◆ Written task: Make an exact copy of all the material below, apart from the pictures.
▽
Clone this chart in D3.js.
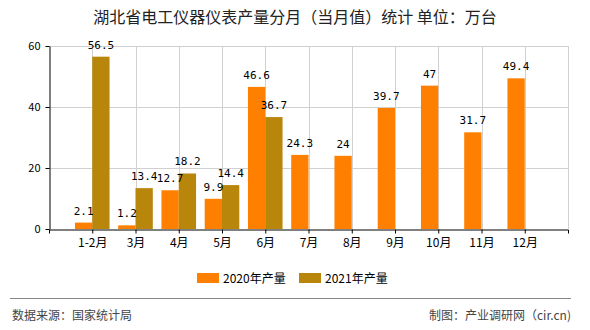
<!DOCTYPE html>
<html>
<head>
<meta charset="utf-8">
<script src="https://cdn.jsdelivr.net/npm/d3@7"></script>
<style>
  html, body { margin: 0; padding: 0; background: #fff; }
  svg { display: block; }
</style>
</head>
<body>
<div id="chart"></div>
<script>
const categories = ["1-2月", "3月", "4月", "5月", "6月", "7月", "8月", "9月", "10月", "11月", "12月"];
const values2020 = [2.1, 1.2, 12.7, 9.9, 46.6, 24.3, 24, 39.7, 47, 31.7, 49.4];
const values2021 = [56.5, 13.4, 18.2, 14.4, 36.7, null, null, null, null, null, null];
const seriesNames = ["2020年产量", "2021年产量"];
const seriesColors = ["#ff8000", "#b8860b"];
const yTicks = [0, 20, 40, 60];
const titleText = "湖北省电工仪器仪表产量分月（当月值）统计 单位：万台";
const sourceText = "数据来源：国家统计局";
const creditText = "制图：产业调研网（cir.cn)";

(function () {
const W = 590, H = 330;
const pL = 49, pR = 568, pT = 46, pB = 229;
const cjk = "'Noto Sans CJK SC', 'Noto Sans', sans-serif";
const mono = "'DejaVu Sans Mono', 'Liberation Mono', monospace";

const svg = d3.select("#chart").append("svg").attr("width", W).attr("height", H);

const x = d3.scalePoint().domain(categories).range([pL, pR]).padding(1);
const y = d3.scaleLinear().domain([0, 60]).range([pB, pT]);
const bw = x.step() * 0.4;

// grid
const grid = svg.append("g");
grid.selectAll("line.h").data(yTicks.filter(d => d > 0)).join("line")
  .attr("x1", pL).attr("x2", pR).attr("y1", d => Math.round(y(d)) + 0.5).attr("y2", d => Math.round(y(d)) + 0.5)
  .attr("stroke", "#d0d0d0").attr("stroke-width", 1);
grid.selectAll("line.v").data(categories).join("line")
  .attr("x1", d => Math.round(x(d)) + 0.5).attr("x2", d => Math.round(x(d)) + 0.5)
  .attr("y1", pT).attr("y2", pB)
  .attr("stroke", "#d0d0d0").attr("stroke-width", 1);
grid.append("line").attr("x1", pR + 0.5).attr("x2", pR + 0.5).attr("y1", pT).attr("y2", pB)
  .attr("stroke", "#d0d0d0");

// bars
const d20 = values2020.map((v, i) => ({c: categories[i], v}));
const d21 = values2021.map((v, i) => ({c: categories[i], v})).filter(d => d.v != null);
svg.append("g").selectAll("rect").data(d20).join("rect")
  .attr("x", d => x(d.c) - bw).attr("width", bw)
  .attr("y", d => y(d.v)).attr("height", d => y(0) - y(d.v))
  .attr("fill", seriesColors[0]);
svg.append("g").selectAll("rect").data(d21).join("rect")
  .attr("x", d => x(d.c)).attr("width", bw)
  .attr("y", d => y(d.v)).attr("height", d => y(0) - y(d.v))
  .attr("fill", seriesColors[1]);

// value labels
svg.append("g").selectAll("text").data(d20).join("text")
  .attr("x", d => x(d.c) - bw / 2).attr("y", d => y(d.v) - 8)
  .attr("text-anchor", "middle").attr("font-family", mono).attr("font-size", 11).attr("fill", "#000")
  .text(d => d.v);
svg.append("g").selectAll("text").data(d21).join("text")
  .attr("x", d => x(d.c) + bw / 2).attr("y", d => y(d.v) - 8)
  .attr("text-anchor", "middle").attr("font-family", mono).attr("font-size", 11).attr("fill", "#000")
  .text(d => d.v);

// axes
const yAxis = svg.append("g").attr("transform", `translate(${pL + 0.5},0)`)
  .call(d3.axisLeft(y).tickValues(yTicks).tickSize(4).tickSizeOuter(0));
yAxis.select(".domain").attr("stroke", "#000");
yAxis.selectAll("line").attr("stroke", "#000");
yAxis.selectAll("text").attr("font-family", cjk).attr("font-size", 11).attr("fill", "#000").attr("dx", "-2");

const xAxis = svg.append("g").attr("transform", `translate(0,${pB + 0.5})`)
  .call(d3.axisBottom(x).tickSize(4).tickSizeOuter(4));
xAxis.select(".domain").attr("stroke", "#000");
xAxis.selectAll("line").attr("stroke", "#000");
xAxis.selectAll("text").attr("font-family", cjk).attr("font-size", 12).attr("fill", "#000").attr("dy", "0.9em");

// title
svg.append("text").attr("x", W / 2).attr("y", 23).attr("text-anchor", "middle")
  .attr("font-family", cjk).attr("font-size", 16).attr("fill", "#222")
  .text(titleText);

// legend
const legend = svg.append("g");
const lx = [197, 299];
seriesNames.forEach((n, i) => {
  legend.append("rect").attr("x", lx[i]).attr("y", 273).attr("width", 22).attr("height", 10).attr("fill", seriesColors[i]);
  legend.append("text").attr("x", lx[i] + 26).attr("y", 282.5).attr("font-family", cjk).attr("font-size", 12)
    .attr("fill", "#000").text(n);
});

// footer
svg.append("line").attr("x1", 10).attr("x2", 571).attr("y1", 298.5).attr("y2", 298.5).attr("stroke", "#888").attr("stroke-width", 1);
svg.append("text").attr("x", 12).attr("y", 320).attr("font-family", cjk).attr("font-size", 12).attr("fill", "#444").text(sourceText);
svg.append("text").attr("x", 571).attr("y", 320).attr("text-anchor", "end").attr("font-family", cjk).attr("font-size", 12).attr("fill", "#444").text(creditText);
})();
</script>
</body>
</html>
△
◆ Correct result:
Clone this chart in D3.js.
<!DOCTYPE html>
<html>
<head>
<meta charset="utf-8">
<script src="https://cdn.jsdelivr.net/npm/d3@7"></script>
<style>
  html, body { margin: 0; padding: 0; background: #fff; }
  svg { display: block; }
</style>
</head>
<body>
<div id="chart"></div>
<script>
const categories = ["1-2月", "3月", "4月", "5月", "6月", "7月", "8月", "9月", "10月", "11月", "12月"];
const values2020 = [2.1, 1.2, 12.7, 9.9, 46.6, 24.3, 24, 39.7, 47, 31.7, 49.4];
const values2021 = [56.5, 13.4, 18.2, 14.4, 36.7, null, null, null, null, null, null];
const seriesNames = ["2020年产量", "2021年产量"];
const seriesColors = ["#ff8000", "#b8860b"];
const yTicks = [0, 20, 40, 60];
const titleText = "湖北省电工仪器仪表产量分月（当月值）统计 单位：万台";
const sourceText = "数据来源：国家统计局";
const creditText = "制图：产业调研网（cir.cn)";

(function () {
const W = 590, H = 330;
const pL = 49, pR = 568, pT = 46, pB = 229;
const cjk = "'Noto Sans CJK SC', 'Noto Sans', sans-serif";
const mono = "'DejaVu Sans Mono', 'Liberation Mono', monospace";

const svg = d3.select("#chart").append("svg").attr("width", W).attr("height", H);

const x = d3.scalePoint().domain(categories).range([pL, pR]).padding(1);
const y = d3.scaleLinear().domain([0, 60]).range([pB, pT]);
const bw = x.step() * 0.4;

// grid
const grid = svg.append("g");
grid.selectAll("line.h").data(yTicks.filter(d => d > 0)).join("line")
  .attr("x1", pL).attr("x2", pR).attr("y1", d => Math.round(y(d)) + 0.5).attr("y2", d => Math.round(y(d)) + 0.5)
  .attr("stroke", "#d0d0d0").attr("stroke-width", 1);
grid.selectAll("line.v").data(categories).join("line")
  .attr("x1", d => Math.round(x(d)) + 0.5).attr("x2", d => Math.round(x(d)) + 0.5)
  .attr("y1", pT).attr("y2", pB)
  .attr("stroke", "#d0d0d0").attr("stroke-width", 1);
grid.append("line").attr("x1", pR + 0.5).attr("x2", pR + 0.5).attr("y1", pT).attr("y2", pB)
  .attr("stroke", "#d0d0d0");

// bars
const d20 = values2020.map((v, i) => ({c: categories[i], v}));
const d21 = values2021.map((v, i) => ({c: categories[i], v})).filter(d => d.v != null);
svg.append("g").selectAll("rect").data(d20).join("rect")
  .attr("x", d => x(d.c) - bw).attr("width", bw)
  .attr("y", d => y(d.v)).attr("height", d => y(0) - y(d.v))
  .attr("fill", seriesColors[0]);
svg.append("g").selectAll("rect").data(d21).join("rect")
  .attr("x", d => x(d.c)).attr("width", bw)
  .attr("y", d => y(d.v)).attr("height", d => y(0) - y(d.v))
  .attr("fill", seriesColors[1]);

// value labels
svg.append("g").selectAll("text").data(d20).join("text")
  .attr("x", d => x(d.c) - bw / 2).attr("y", d => y(d.v) - 8)
  .attr("text-anchor", "middle").attr("font-family", mono).attr("font-size", 11).attr("fill", "#000")
  .text(d => d.v);
svg.append("g").selectAll("text").data(d21).join("text")
  .attr("x", d => x(d.c) + bw / 2).attr("y", d => y(d.v) - 8)
  .attr("text-anchor", "middle").attr("font-family", mono).attr("font-size", 11).attr("fill", "#000")
  .text(d => d.v);

// axes
const yAxis = svg.append("g").attr("transform", `translate(${pL + 0.5},0)`)
  .call(d3.axisLeft(y).tickValues(yTicks).tickSize(4).tickSizeOuter(0));
yAxis.select(".domain").attr("stroke", "#000");
yAxis.selectAll("line").attr("stroke", "#000");
yAxis.selectAll("text").attr("font-family", cjk).attr("font-size", 11).attr("fill", "#000").attr("dx", "-2");

const xAxis = svg.append("g").attr("transform", `translate(0,${pB + 0.5})`)
  .call(d3.axisBottom(x).tickSize(4).tickSizeOuter(4));
xAxis.select(".domain").attr("stroke", "#000");
xAxis.selectAll("line").attr("stroke", "#000");
xAxis.selectAll("text").attr("font-family", cjk).attr("font-size", 12).attr("fill", "#000").attr("dy", "0.9em");

// title
svg.append("text").attr("x", W / 2).attr("y", 23).attr("text-anchor", "middle")
  .attr("font-family", cjk).attr("font-size", 16).attr("fill", "#222")
  .text(titleText);

// legend
const legend = svg.append("g");
const lx = [197, 299];
seriesNames.forEach((n, i) => {
  legend.append("rect").attr("x", lx[i]).attr("y", 273).attr("width", 22).attr("height", 10).attr("fill", seriesColors[i]);
  legend.append("text").attr("x", lx[i] + 26).attr("y", 282.5).attr("font-family", cjk).attr("font-size", 12)
    .attr("fill", "#000").text(n);
});

// footer
svg.append("line").attr("x1", 10).attr("x2", 571).attr("y1", 298.5).attr("y2", 298.5).attr("stroke", "#888").attr("stroke-width", 1);
svg.append("text").attr("x", 12).attr("y", 320).attr("font-family", cjk).attr("font-size", 12).attr("fill", "#444").text(sourceText);
svg.append("text").attr("x", 571).attr("y", 320).attr("text-anchor", "end").attr("font-family", cjk).attr("font-size", 12).attr("fill", "#444").text(creditText);
})();
</script>
</body>
</html>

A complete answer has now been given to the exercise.